The average distance of $𝑋_{𝑘}^{𝑖}$ to all the observations in a separate cluster $𝐶_{𝑗}$ is:

\frac{1}{| 𝐶_{𝑗} |} \sum_{𝑙} dist (𝑋_{𝑘}^{𝑖}, 𝑋_{𝑙}^{𝑗})

This handsome, nameless set of values tells us how far apart $𝐶_{𝑖}$ is from $𝐶_{𝑗}$ , much like the $𝑀$ values from before. If we minimize it across all clusters $𝐶_{𝑗}$ where $𝑗 \neq 𝑖$ , we’ll have found which cluster is specifically closest to our observation $𝑋_{𝑘}^{𝑖}$ of cluster $𝐶_{𝑖}$ . This is the $𝑏$ value:

𝑏 (𝑘) = min_{𝑗} \frac{1}{| 𝐶_{𝑗} |} \sum_{𝑙} dist (𝑋_{𝑘}^{𝑖}, 𝑋_{𝑙}^{𝑗})

Repeat for all $𝑋_{𝑘}$ to get all your $𝑏$ values.

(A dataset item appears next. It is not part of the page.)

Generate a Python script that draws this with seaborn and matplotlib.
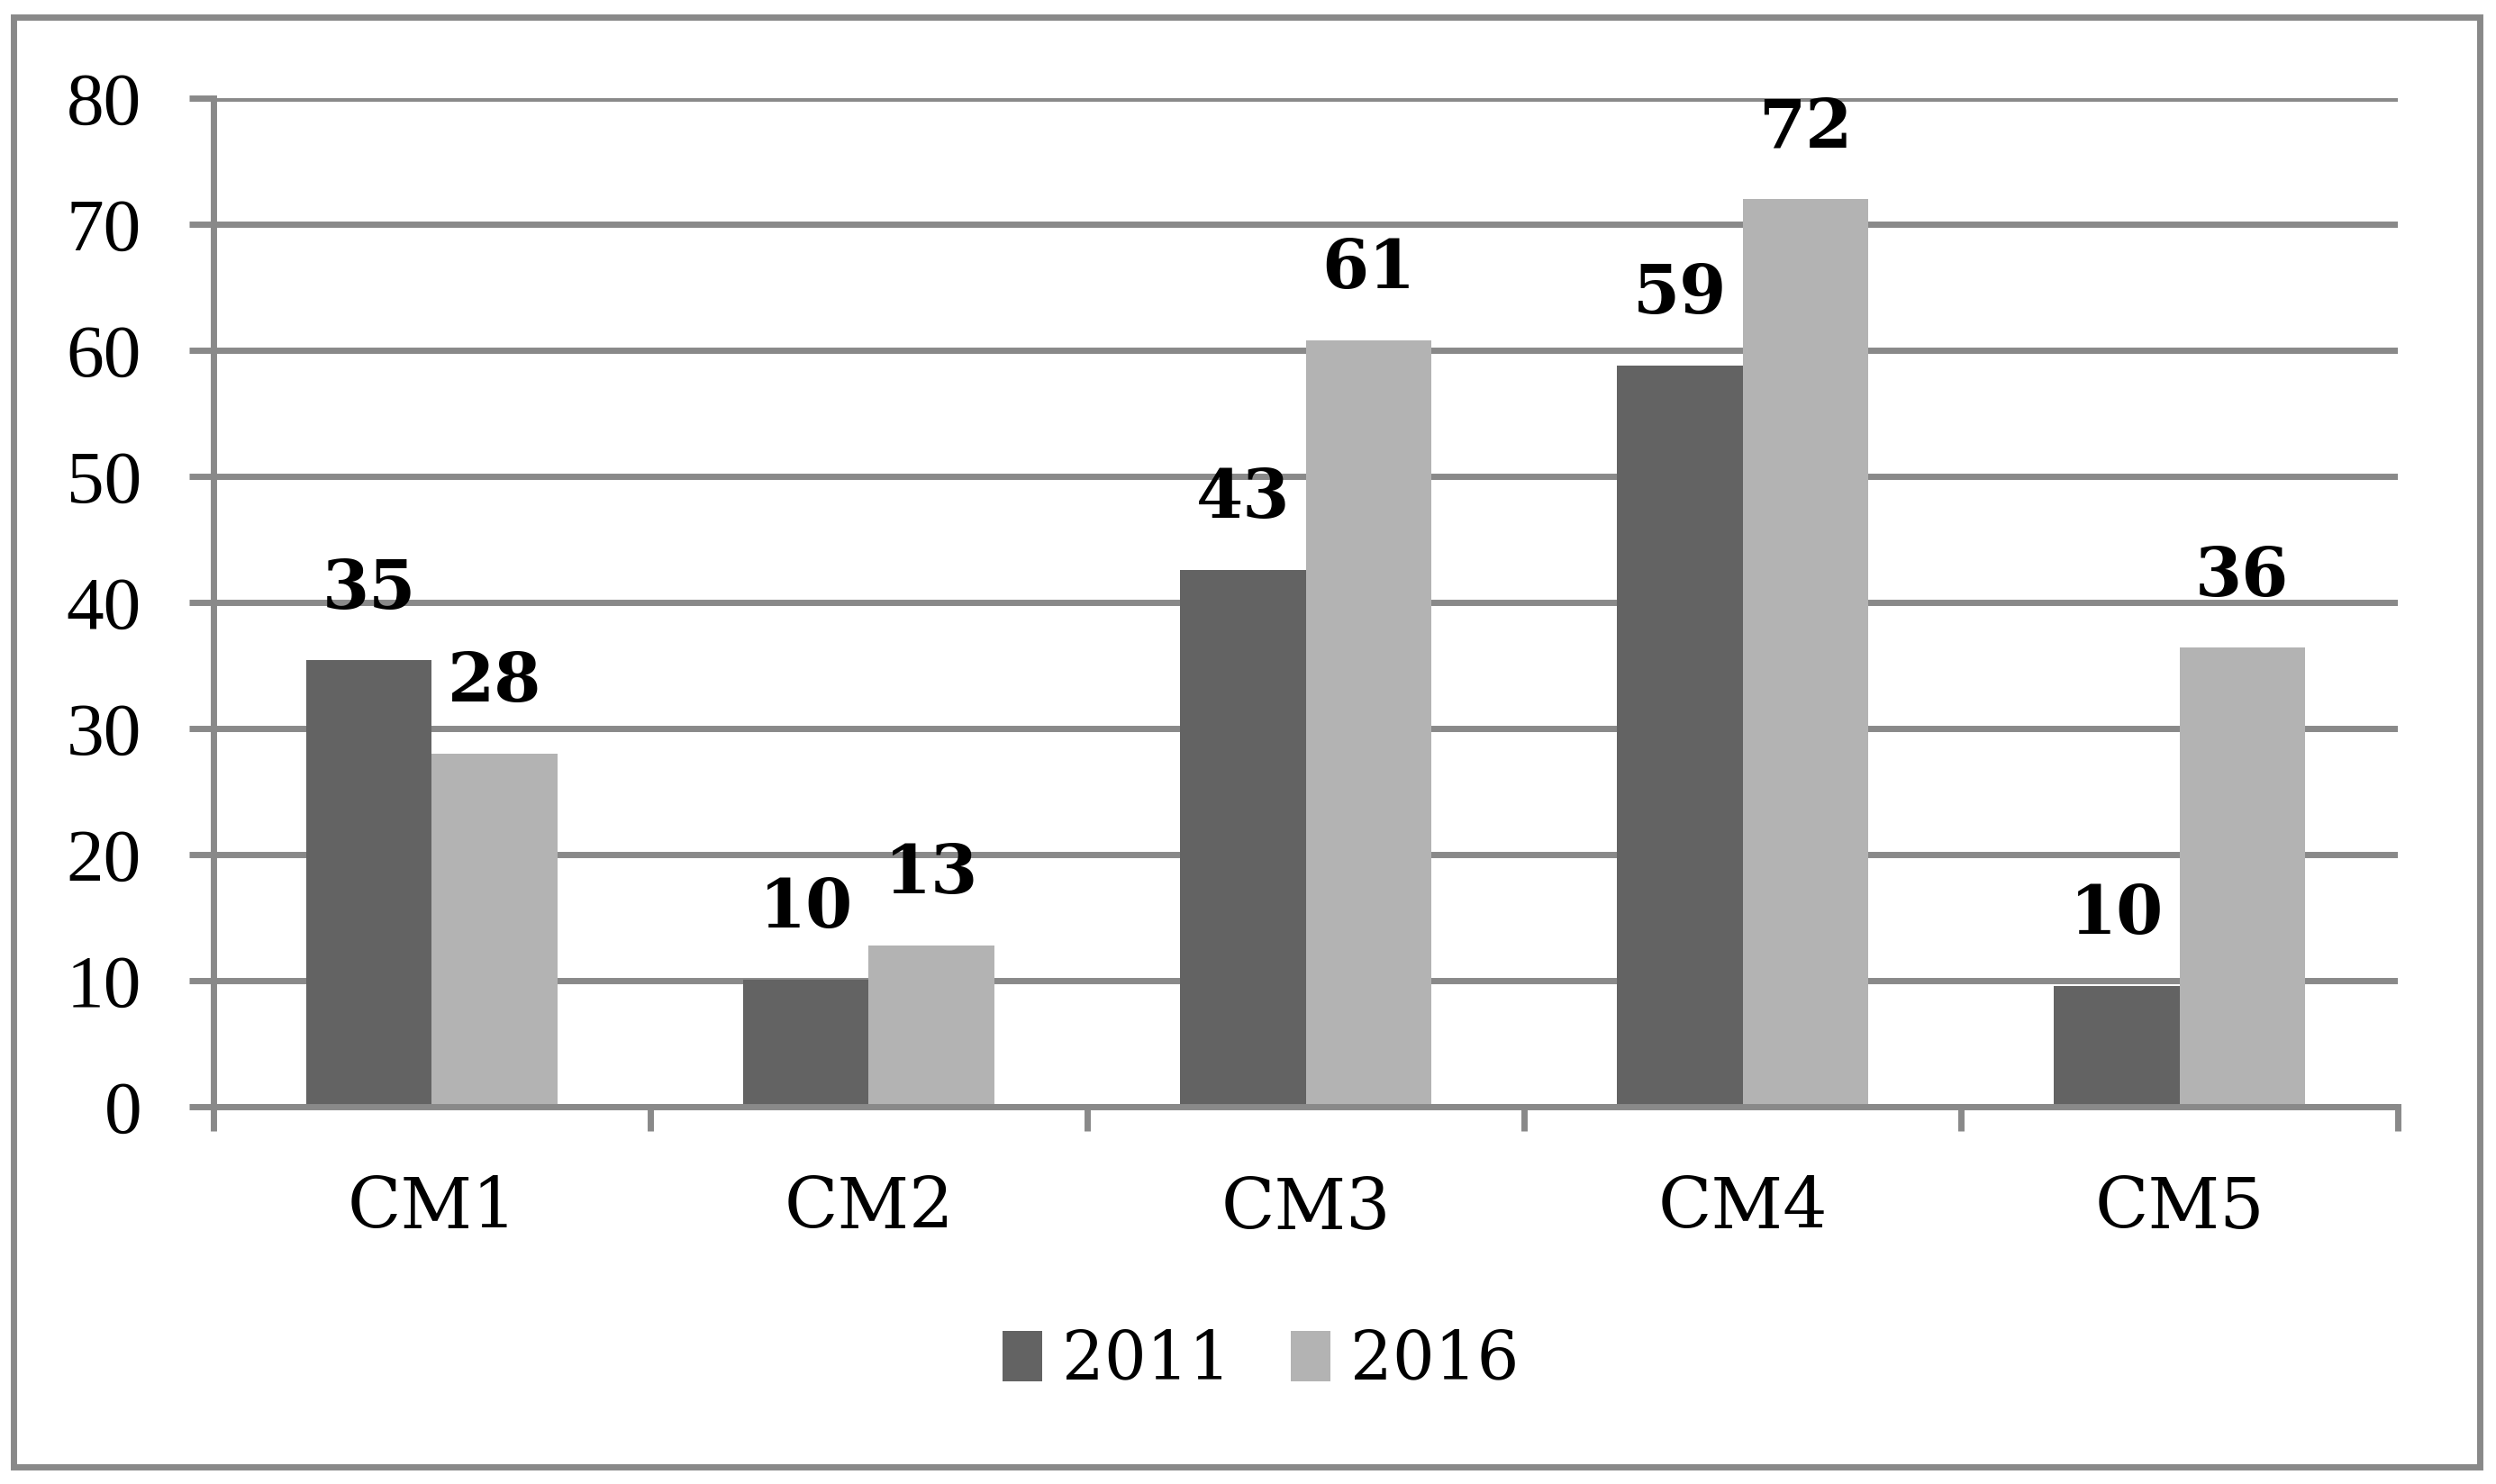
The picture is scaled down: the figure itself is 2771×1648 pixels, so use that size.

To recap, for each of our data points, we have calculated a single $𝑎$ value measuring its average distance to every other point in its cluster and a single $𝑏$ value measuring its shortest distance to its closest cluster.

The hard part is done now. Each data point gets a silhouette score calculated as:

𝑠 (𝑘) = \frac{𝑏 (𝑘) - 𝑎 (𝑘)}{max (𝑎 (𝑖), 𝑏 (𝑖))}

Unless an entire cluster has only a single data point, in which case that data point gets a silhouette score of 0.

This is a pretty neat measure and the most information-rich of the three discussed here.

Summary

Today we learned:

The Dunn index and Davies-Bouldin index are nearly identical to calculate
Cluster quality measures can be calculated many different ways because you have flexibility in what you consider to be distance
The silhouette score reveals information about every single data point, the Davies-Bouldin index reveals information about every single cluster, and the Dunn index reveals information about the worst clusters

Happy implementing!

Bibliography

[1] D. L. Davies and D. W. Bouldin, “A Cluster Separation Measure,” IEEE Transactions on Pattern Analysis and Machine Intelligence, vol. PAMI-1, no. 2, pp. 224–227, Apr. 1979, doi: 10.1109/TPAMI.1979.4766909.
[2] J. C. Dunn, “A Fuzzy Relative of the ISODATA Process and Its Use in Detecting Compact Well-Separated Clusters,” Journal of Cybernetics, vol. 3, no. 3, pp. 32–57, Jan. 1973, doi: 10.1080/01969727308546046.